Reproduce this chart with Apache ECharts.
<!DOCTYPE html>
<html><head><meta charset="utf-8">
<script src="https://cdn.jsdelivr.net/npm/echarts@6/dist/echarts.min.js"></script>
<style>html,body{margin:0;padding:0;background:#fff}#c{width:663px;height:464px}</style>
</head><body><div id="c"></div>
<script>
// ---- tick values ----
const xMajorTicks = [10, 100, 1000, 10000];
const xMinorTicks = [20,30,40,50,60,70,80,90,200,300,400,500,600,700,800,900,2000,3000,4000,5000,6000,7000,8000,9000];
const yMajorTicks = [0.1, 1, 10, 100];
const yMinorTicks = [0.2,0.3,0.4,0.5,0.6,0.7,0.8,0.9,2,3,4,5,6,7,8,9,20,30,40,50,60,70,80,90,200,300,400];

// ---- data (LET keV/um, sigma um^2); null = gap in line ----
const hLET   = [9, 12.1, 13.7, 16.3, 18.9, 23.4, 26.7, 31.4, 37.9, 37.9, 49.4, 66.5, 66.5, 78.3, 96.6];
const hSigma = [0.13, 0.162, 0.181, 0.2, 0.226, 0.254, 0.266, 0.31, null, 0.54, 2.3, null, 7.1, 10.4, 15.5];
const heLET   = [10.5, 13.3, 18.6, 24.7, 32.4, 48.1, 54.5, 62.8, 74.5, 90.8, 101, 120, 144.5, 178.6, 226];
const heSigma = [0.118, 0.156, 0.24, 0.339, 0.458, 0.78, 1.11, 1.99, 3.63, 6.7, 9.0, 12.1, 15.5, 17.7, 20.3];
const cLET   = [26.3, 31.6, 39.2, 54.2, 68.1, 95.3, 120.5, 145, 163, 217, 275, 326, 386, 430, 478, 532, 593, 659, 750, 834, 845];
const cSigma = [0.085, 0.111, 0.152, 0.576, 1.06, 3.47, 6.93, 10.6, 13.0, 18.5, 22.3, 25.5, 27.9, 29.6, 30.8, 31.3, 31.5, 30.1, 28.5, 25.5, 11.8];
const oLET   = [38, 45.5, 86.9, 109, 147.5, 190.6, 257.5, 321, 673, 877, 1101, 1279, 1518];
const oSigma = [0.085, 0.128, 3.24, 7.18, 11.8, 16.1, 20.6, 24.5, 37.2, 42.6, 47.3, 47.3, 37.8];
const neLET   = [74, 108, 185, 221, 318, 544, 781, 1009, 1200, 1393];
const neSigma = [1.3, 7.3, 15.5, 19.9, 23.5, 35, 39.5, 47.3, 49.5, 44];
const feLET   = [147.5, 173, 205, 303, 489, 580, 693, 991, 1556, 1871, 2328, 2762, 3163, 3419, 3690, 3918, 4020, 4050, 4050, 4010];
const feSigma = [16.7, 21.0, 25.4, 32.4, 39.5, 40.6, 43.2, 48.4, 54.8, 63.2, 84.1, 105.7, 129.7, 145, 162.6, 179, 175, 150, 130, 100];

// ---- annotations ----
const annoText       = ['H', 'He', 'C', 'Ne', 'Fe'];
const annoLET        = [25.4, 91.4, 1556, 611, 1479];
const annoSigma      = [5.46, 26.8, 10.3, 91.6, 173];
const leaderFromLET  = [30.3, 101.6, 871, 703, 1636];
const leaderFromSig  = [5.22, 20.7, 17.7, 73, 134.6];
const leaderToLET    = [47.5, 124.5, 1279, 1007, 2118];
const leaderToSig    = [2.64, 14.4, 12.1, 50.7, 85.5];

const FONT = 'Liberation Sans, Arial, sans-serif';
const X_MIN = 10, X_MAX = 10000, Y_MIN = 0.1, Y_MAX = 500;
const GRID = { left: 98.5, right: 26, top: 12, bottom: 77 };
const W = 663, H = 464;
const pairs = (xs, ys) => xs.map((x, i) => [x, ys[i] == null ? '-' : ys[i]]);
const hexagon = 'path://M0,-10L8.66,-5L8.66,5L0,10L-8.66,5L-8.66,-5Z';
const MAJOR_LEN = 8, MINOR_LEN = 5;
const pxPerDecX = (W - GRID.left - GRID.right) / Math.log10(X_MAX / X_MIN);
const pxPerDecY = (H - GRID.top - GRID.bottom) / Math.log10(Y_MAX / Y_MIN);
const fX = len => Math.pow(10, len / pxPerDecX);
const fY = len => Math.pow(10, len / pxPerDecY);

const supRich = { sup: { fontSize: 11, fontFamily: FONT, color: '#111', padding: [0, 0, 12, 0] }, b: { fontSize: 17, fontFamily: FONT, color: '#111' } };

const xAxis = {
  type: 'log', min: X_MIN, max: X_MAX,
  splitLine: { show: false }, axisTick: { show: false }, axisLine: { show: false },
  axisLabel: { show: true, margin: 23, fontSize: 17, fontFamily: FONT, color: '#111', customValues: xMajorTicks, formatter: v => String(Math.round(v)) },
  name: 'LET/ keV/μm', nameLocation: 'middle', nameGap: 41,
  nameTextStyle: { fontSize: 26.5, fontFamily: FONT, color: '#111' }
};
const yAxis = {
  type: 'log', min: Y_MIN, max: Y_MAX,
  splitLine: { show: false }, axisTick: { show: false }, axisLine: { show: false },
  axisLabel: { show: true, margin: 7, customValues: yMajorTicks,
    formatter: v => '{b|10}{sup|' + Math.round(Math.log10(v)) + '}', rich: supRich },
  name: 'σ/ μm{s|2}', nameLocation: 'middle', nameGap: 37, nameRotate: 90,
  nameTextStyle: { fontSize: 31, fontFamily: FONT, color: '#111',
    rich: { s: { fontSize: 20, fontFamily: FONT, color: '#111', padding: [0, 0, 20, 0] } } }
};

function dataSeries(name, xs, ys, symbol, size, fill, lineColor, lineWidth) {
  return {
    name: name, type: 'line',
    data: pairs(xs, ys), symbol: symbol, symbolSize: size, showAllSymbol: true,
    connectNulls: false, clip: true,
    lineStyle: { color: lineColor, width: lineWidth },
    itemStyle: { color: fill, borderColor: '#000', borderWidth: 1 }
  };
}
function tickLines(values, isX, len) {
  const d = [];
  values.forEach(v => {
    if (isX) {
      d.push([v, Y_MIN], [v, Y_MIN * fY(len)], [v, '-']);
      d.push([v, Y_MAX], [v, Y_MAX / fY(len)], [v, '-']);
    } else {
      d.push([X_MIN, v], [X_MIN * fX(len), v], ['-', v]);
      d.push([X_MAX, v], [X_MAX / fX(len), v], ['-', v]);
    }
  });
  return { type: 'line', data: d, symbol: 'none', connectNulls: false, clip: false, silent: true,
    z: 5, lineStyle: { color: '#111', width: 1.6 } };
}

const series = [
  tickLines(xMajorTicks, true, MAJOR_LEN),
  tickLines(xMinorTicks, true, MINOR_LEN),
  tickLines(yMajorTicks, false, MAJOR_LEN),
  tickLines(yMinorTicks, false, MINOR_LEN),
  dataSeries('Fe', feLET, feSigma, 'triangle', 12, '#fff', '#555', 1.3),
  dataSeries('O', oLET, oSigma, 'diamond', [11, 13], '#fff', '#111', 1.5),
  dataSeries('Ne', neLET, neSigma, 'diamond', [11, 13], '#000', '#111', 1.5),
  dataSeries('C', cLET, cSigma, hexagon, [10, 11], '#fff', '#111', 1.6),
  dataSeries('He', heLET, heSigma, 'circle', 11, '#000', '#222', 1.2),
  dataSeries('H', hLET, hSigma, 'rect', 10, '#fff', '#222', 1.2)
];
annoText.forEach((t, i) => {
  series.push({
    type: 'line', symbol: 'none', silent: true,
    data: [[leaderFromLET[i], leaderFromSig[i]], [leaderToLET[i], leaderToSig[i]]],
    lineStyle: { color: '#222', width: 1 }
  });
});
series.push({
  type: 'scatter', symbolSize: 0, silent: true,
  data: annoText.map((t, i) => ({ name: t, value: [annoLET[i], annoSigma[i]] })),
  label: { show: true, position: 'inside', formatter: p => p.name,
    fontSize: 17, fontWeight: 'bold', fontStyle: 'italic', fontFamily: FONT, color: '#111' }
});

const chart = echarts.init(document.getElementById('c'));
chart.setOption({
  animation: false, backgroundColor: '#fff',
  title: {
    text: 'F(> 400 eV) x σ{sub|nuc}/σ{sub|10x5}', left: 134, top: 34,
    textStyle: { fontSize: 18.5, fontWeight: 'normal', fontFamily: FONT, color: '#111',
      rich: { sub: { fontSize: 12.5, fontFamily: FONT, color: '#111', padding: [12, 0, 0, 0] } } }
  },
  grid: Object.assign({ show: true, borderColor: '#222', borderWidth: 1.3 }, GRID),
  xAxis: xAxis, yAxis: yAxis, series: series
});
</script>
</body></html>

Written problem:
Restate, word for word and with nothing added, the lines from the first line of the listing through the one where "150, 130, 100];" stands.

Exercise answer:
Reproduce this chart with Apache ECharts.
<!DOCTYPE html>
<html><head><meta charset="utf-8">
<script src="https://cdn.jsdelivr.net/npm/echarts@6/dist/echarts.min.js"></script>
<style>html,body{margin:0;padding:0;background:#fff}#c{width:663px;height:464px}</style>
</head><body><div id="c"></div>
<script>
// ---- tick values ----
const xMajorTicks = [10, 100, 1000, 10000];
const xMinorTicks = [20,30,40,50,60,70,80,90,200,300,400,500,600,700,800,900,2000,3000,4000,5000,6000,7000,8000,9000];
const yMajorTicks = [0.1, 1, 10, 100];
const yMinorTicks = [0.2,0.3,0.4,0.5,0.6,0.7,0.8,0.9,2,3,4,5,6,7,8,9,20,30,40,50,60,70,80,90,200,300,400];

// ---- data (LET keV/um, sigma um^2); null = gap in line ----
const hLET   = [9, 12.1, 13.7, 16.3, 18.9, 23.4, 26.7, 31.4, 37.9, 37.9, 49.4, 66.5, 66.5, 78.3, 96.6];
const hSigma = [0.13, 0.162, 0.181, 0.2, 0.226, 0.254, 0.266, 0.31, null, 0.54, 2.3, null, 7.1, 10.4, 15.5];
const heLET   = [10.5, 13.3, 18.6, 24.7, 32.4, 48.1, 54.5, 62.8, 74.5, 90.8, 101, 120, 144.5, 178.6, 226];
const heSigma = [0.118, 0.156, 0.24, 0.339, 0.458, 0.78, 1.11, 1.99, 3.63, 6.7, 9.0, 12.1, 15.5, 17.7, 20.3];
const cLET   = [26.3, 31.6, 39.2, 54.2, 68.1, 95.3, 120.5, 145, 163, 217, 275, 326, 386, 430, 478, 532, 593, 659, 750, 834, 845];
const cSigma = [0.085, 0.111, 0.152, 0.576, 1.06, 3.47, 6.93, 10.6, 13.0, 18.5, 22.3, 25.5, 27.9, 29.6, 30.8, 31.3, 31.5, 30.1, 28.5, 25.5, 11.8];
const oLET   = [38, 45.5, 86.9, 109, 147.5, 190.6, 257.5, 321, 673, 877, 1101, 1279, 1518];
const oSigma = [0.085, 0.128, 3.24, 7.18, 11.8, 16.1, 20.6, 24.5, 37.2, 42.6, 47.3, 47.3, 37.8];
const neLET   = [74, 108, 185, 221, 318, 544, 781, 1009, 1200, 1393];
const neSigma = [1.3, 7.3, 15.5, 19.9, 23.5, 35, 39.5, 47.3, 49.5, 44];
const feLET   = [147.5, 173, 205, 303, 489, 580, 693, 991, 1556, 1871, 2328, 2762, 3163, 3419, 3690, 3918, 4020, 4050, 4050, 4010];
const feSigma = [16.7, 21.0, 25.4, 32.4, 39.5, 40.6, 43.2, 48.4, 54.8, 63.2, 84.1, 105.7, 129.7, 145, 162.6, 179, 175, 150, 130, 100];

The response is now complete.